On October 10, 2018, the wheels began to come off openly. The company admitted to the market that it had discovered ‘accounting irregularities’. The CFO, Chris Marsh, was suspended from his role. The company asked that its shares be suspended from trading. Later that day it came out that the business owed HMRC £1.4 million in tax.

On October 11, the company announced it was heading for bankruptcy. There was a “material shortfall between the reported financial status and the actual financial status of the business” and that without an immediate injection of capital, the company couldn’t continue trading.

On October 12, the 44-year-old CFO, Chris Marsh was arrested on charges of fraud and a police investigation was launched.

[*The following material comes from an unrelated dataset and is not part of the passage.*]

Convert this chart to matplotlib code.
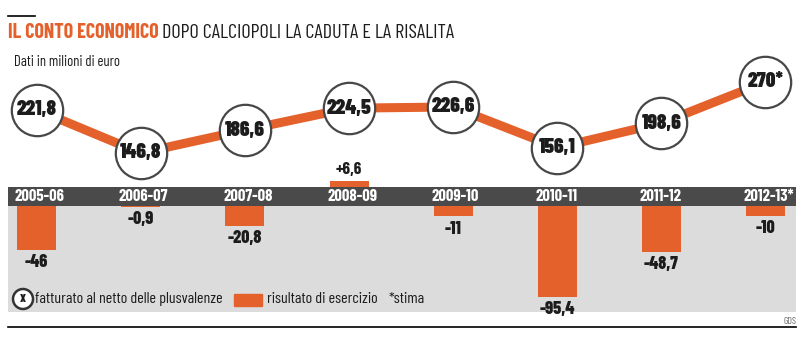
import matplotlib
matplotlib.use("Agg")
import matplotlib.pyplot as plt
from matplotlib.patches import Ellipse, Rectangle
import numpy as np

# Data (milioni di euro)
seasons = ["2005-06", "2006-07", "2007-08", "2008-09",
           "2009-10", "2010-11", "2011-12", "2012-13*"]
fatturato = [221.8, 146.8, 186.6, 224.5, 226.6, 156.1, 198.6, 270]
fatturato_labels = ["221,8", "146,8", "186,6", "224,5",
                    "226,6", "156,1", "198,6", "270*"]
risultato = [-46, -0.9, -20.8, 6.6, -11, -95.4, -48.7, -10]
risultato_labels = ["-46", "-0,9", "-20,8", "+6,6",
                    "-11", "-95,4", "-48,7", "-10"]

ORANGE = "#e5612b"
DARK = "#4a4a4a"
LIGHT = "#dcdcdc"
INK = "#1c1c1c"
plt.rcParams["font.family"] = ["Barlow Condensed", "DejaVu Sans"]

W, H = 806, 337
fig = plt.figure(figsize=(W / 100, H / 100), dpi=100)


def fx(x):
    return x / W


def fy(y):
    return 1 - y / H


x = np.arange(len(seasons))
xlim = ((8 - 36.75) / 104.1, (796 - 36.75) / 104.1)

# --- lower panel: risultato di esercizio ---
px_per_unit = 0.95
band_h = 19 / px_per_unit
axb = fig.add_axes([fx(8), fy(312), fx(796) - fx(8), (312 - 150) / H])
axb.set_xlim(*xlim)
axb.set_ylim((206 - 312) / px_per_unit, (206 - 150) / px_per_unit)
axb.axhspan((206 - 312) / px_per_unit, 0, color=LIGHT, lw=0, zorder=0)
axb.axhspan(0, band_h, color=DARK, lw=0, zorder=1)
axb.axis("off")

bottoms = [band_h if v > 0 else 0 for v in risultato]
axb.bar(x, risultato, bottom=bottoms, width=0.375, color=ORANGE, zorder=2)

for i, (v, b, lab) in enumerate(zip(risultato, bottoms, risultato_labels)):
    if v > 0:
        axb.annotate(lab, (i, b + v), xytext=(0, 3), textcoords="offset points",
                     ha="center", va="bottom", fontsize=12.5, fontweight="bold",
                     color=INK)
    else:
        axb.annotate(lab, (i, v), xytext=(0, -3), textcoords="offset points",
                     ha="center", va="top", fontsize=13, fontweight=800,
                     color=INK)
    axb.text(i - 0.21, band_h / 2, seasons[i], ha="left", va="center",
             fontsize=12, fontweight="bold", color="white", zorder=3)

# --- upper panel: fatturato ---
axt = fig.add_axes([fx(8), fy(180), fx(796) - fx(8), 120 / H])
axt.set_xlim(*xlim)
axt.set_ylim(100, 308)
axt.axis("off")
axt.plot(x, fatturato, color=ORANGE, lw=6.5, solid_capstyle="butt", zorder=1)
axt.plot(x, fatturato, "o", ms=37, mfc="white", mec="#474747", mew=1.6,
         zorder=2, clip_on=False)
for i, (v, lab) in enumerate(zip(fatturato, fatturato_labels)):
    axt.text(i, v, lab, ha="center", va="center", fontsize=15,
             fontweight=900, color=INK, zorder=3)

# --- title ---
fig.add_artist(plt.Line2D([fx(8), fx(35)], [fy(16), fy(16)], color="black", lw=1.2))
t1 = fig.text(fx(8), fy(33), "IL CONTO ECONOMICO", color=ORANGE, fontsize=14.5,
              fontweight="bold", va="center", ha="left")
axt.annotate("DOPO CALCIOPOLI LA CADUTA E LA RISALITA", xy=(1, 0.5),
             xycoords=t1, xytext=(2.5, 0), textcoords="offset points",
             color=INK, fontsize=14.5, va="center", ha="left",
             annotation_clip=False)
fig.text(fx(14), fy(62), "Dati in milioni di euro", color=INK, fontsize=10.5,
         va="center", ha="left")

# --- legend ---
fig.add_artist(Ellipse((fx(23), fy(299)), 20 / W, 20 / H, facecolor="white",
                       edgecolor="#333333", lw=1.8, transform=fig.transFigure))
fig.text(fx(23), fy(299), "X", ha="center", va="center", fontsize=8.5,
         fontweight=900, color=INK)
fig.text(fx(35), fy(299), "fatturato al netto delle plusvalenze", fontsize=11.5,
         color=INK, va="center", ha="left")
fig.add_artist(Rectangle((fx(234), fy(306)), 28 / W, 12 / H, color=ORANGE,
                         transform=fig.transFigure))
fig.text(fx(267), fy(299), "risultato di esercizio", fontsize=11.5,
         color=INK, va="center", ha="left")
fig.text(fx(389), fy(299), "*stima", fontsize=11.5, color=INK,
         va="center", ha="left")

# --- footer ---
fig.add_artist(plt.Line2D([fx(8), fx(796)], [fy(327), fy(327)], color="black", lw=1.2))
fig.text(fx(796), fy(322), "GDS", fontsize=7, color="#666666",
         ha="right", va="center")

fig.savefig("out.png", dpi=100, facecolor="white")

“A confidential whistleblowing policy and system is an effective way for all board members and employees to report misconduct.”

David Duffy

What was going on in the boardroom?

According to a report in the Financial Times, the business had overstated its monetary position by £94m. Cheques worth millions of pounds and thousands of fraudulent ledger entries artificially inflated its financial position. Other, hidden bank accounts had run up overdrafts of as much as £10m.

Could this boardroom fraud have been prevented?

It’s the natural next question for someone asking, “what was the Patisserie Valerie controversy?”. And the answer is: probably.

The company’s executive and its non-executive directors should have spotted this fraud. The auditors should have noticed something was awry. It is unlikely that the CFO acted alone. Perhaps other directors or even the entire boardroom helped to falsify the company’s accounts?

The question everyone must ask is, why did no one speak up? The reasons could be as simple as conspiracy and fear – fear of being found out, fear of being fired.

“To help prevent the type of fraud committed by directors of Patisserie Valerie, companies should have a system that allows executives and employees to report irregularities,” says David W Duffy, CEO of The Corporate Governance Institute. “A confidential whistleblowing policy and system is an effective way for all board members and employees to report misconduct. It is the duty of the board to put in place the governance, policies and procedures to avoid reputational and financial damage such as this.”

The UK’s Serious Fraud Office has been investigating the case for two years, and six people have so far been arrested. They have been released without charge pending investigation.